The Lord Clifden sits on Great Hampton Street, a five minute taxi ride from the city. Although technically on the fringes of the Jewellery Quarter, the smart regeneration money hasn’t quite made it out there yet.

Flanked by wholesale electrical shops, clothing warehouses and quite a few derelict buildings, it’s nonetheless a patch of street of some architectural merit.

Planning permission has gone in to transform one of the old blocks a few doors down into groovy pads and there’s a general air of something bubbling.

It’s the perfect spot for a pub that aims to ride the urban street art zeitgeist.

It’s a cool place but not elitist. The clientele ranges from gnarly old-timers to hip young things and the whole vibe is friendly and welcoming. It’s a million miles from the wine bars and cocktail parlours of the city centre.

Graham’s a garrulous host from Sunderland who, at 36, has created the sort of pub that he always wanted to drink in. Before moving to Birmingham, he was in the trade in London where he harboured his ambitions.

“I hung out in Shoreditch a lot and loved the atmosphere there with the galleries and pubs.

“I always felt that the galleries would have been improved by having a bar, especially those that showed street art,” he tells me.

Unable to afford London prices, Graham began his search around the country for the perfect spot to launch his first Urban Art bar.

It was the Lord Clifden that brought him to Birmingham, after being gazumped on a dozen other pubs nationwide.

He immediately knew he’d made the right choice and, after a short while getting the feel of the place, he closed the pub for ten weeks and undertook a radical refit.

When the Lord Clifden reopened in January this year, it was pretty much unrecognisable from its previous life.

Graham freely admits the place was “a dump” before the make-over, but says that he was given the confidence to do it by his regulars.

Although the interior may have seen better days, the pub had a good reputation for food and had been featured in the Good Pub Guide for three years.

The planning for the new-look pub took 12 months and Graham was determined to get it right.

The walls are exposed brick which make the perfect backdrop for the locally-framed screenprints of astounding art. The long bar is brand new and the floor is polished wood. There are two bars separated by long corridors. At the front is an almost traditional public bar while the rear has great seating, cosy nooks and record decks.

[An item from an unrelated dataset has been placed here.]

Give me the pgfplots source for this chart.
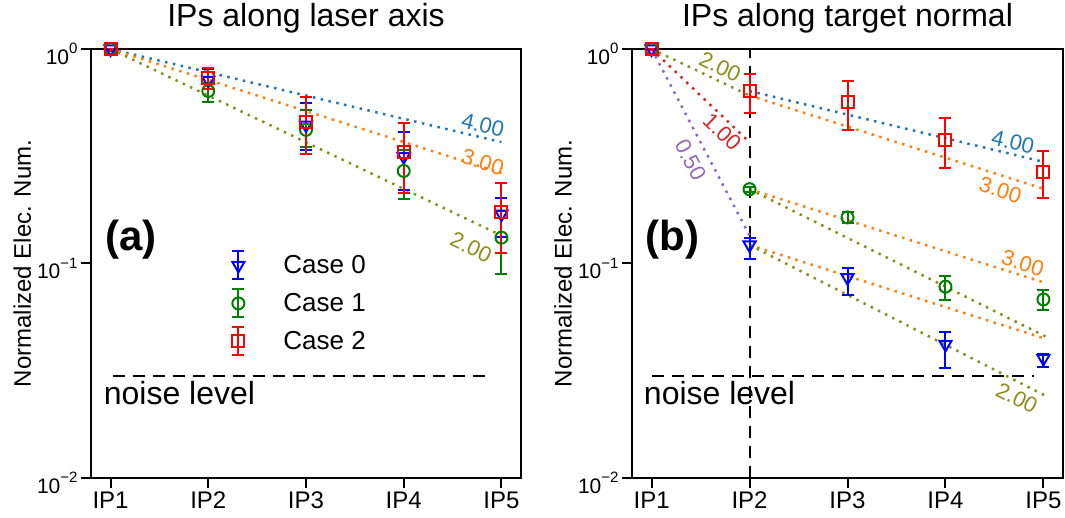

Out back is a large garden.

“It was the garden that sold the place to me,” Graham admits. “It was overgrown when I first got it, the sort of place you’d dump the kids while you had a pint.”

It’s been transformed with a covered games area with table football, a patio for a barbecue and a lawned area with benches and tables.

Surrounded by tall whitewashed walls, it’s also a ready canvas for Graham’s stencilling mates and their spray paint cans.

“I did the garden myself,” Graham says, proudly.

It’s the art that really makes the place special and that’s a subject that Graham’s really passionate about.

“All the artists shown here are major players,” he tells me. “Some are still up-and-coming, others are well established and command high prices.”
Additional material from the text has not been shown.